**Exercise instructions:** Show all lines that include the string "standalone"; copy each one.

**Exercise inputs:**
▬▬▬

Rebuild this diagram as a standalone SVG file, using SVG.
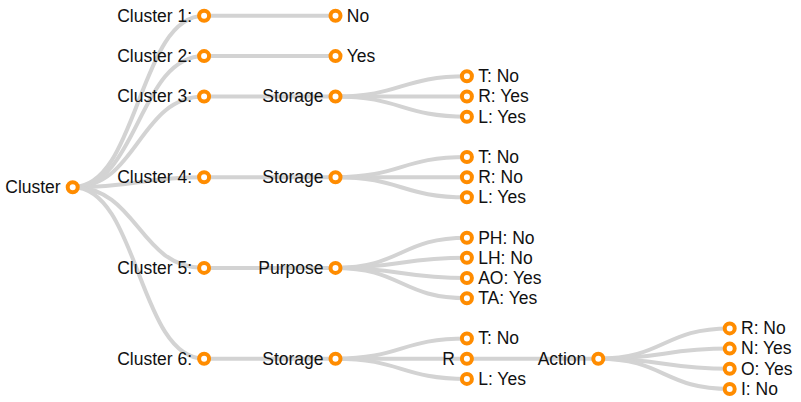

▬▬▬

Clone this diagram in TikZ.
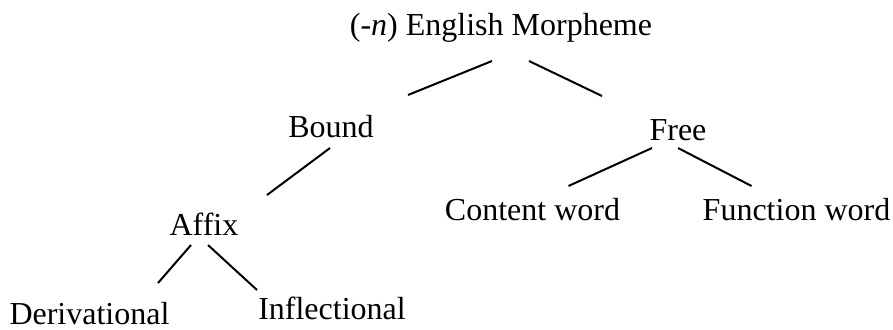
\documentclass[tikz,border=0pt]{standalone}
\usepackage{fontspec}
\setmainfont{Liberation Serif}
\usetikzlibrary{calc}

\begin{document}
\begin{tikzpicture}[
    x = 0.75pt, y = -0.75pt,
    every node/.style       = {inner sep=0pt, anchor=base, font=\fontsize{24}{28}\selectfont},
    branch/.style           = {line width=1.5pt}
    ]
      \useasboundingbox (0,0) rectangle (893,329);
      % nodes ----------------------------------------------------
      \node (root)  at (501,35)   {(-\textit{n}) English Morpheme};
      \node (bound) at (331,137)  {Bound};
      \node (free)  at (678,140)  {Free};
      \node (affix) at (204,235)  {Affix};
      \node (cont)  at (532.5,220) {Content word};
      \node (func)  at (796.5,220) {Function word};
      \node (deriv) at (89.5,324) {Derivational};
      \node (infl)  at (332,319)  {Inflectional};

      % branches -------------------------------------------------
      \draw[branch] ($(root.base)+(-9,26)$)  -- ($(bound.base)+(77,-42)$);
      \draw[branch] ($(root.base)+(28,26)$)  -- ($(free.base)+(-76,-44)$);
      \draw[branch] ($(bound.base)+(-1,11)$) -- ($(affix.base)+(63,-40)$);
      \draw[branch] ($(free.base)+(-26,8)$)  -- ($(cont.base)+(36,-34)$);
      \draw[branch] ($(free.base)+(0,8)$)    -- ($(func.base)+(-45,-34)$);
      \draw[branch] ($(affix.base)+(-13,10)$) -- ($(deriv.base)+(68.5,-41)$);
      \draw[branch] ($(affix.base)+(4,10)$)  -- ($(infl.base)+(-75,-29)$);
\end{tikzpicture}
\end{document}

▬▬▬

**Complete response:**
Rebuild this diagram as a standalone SVG file, using SVG.
\documentclass[tikz,border=0pt]{standalone}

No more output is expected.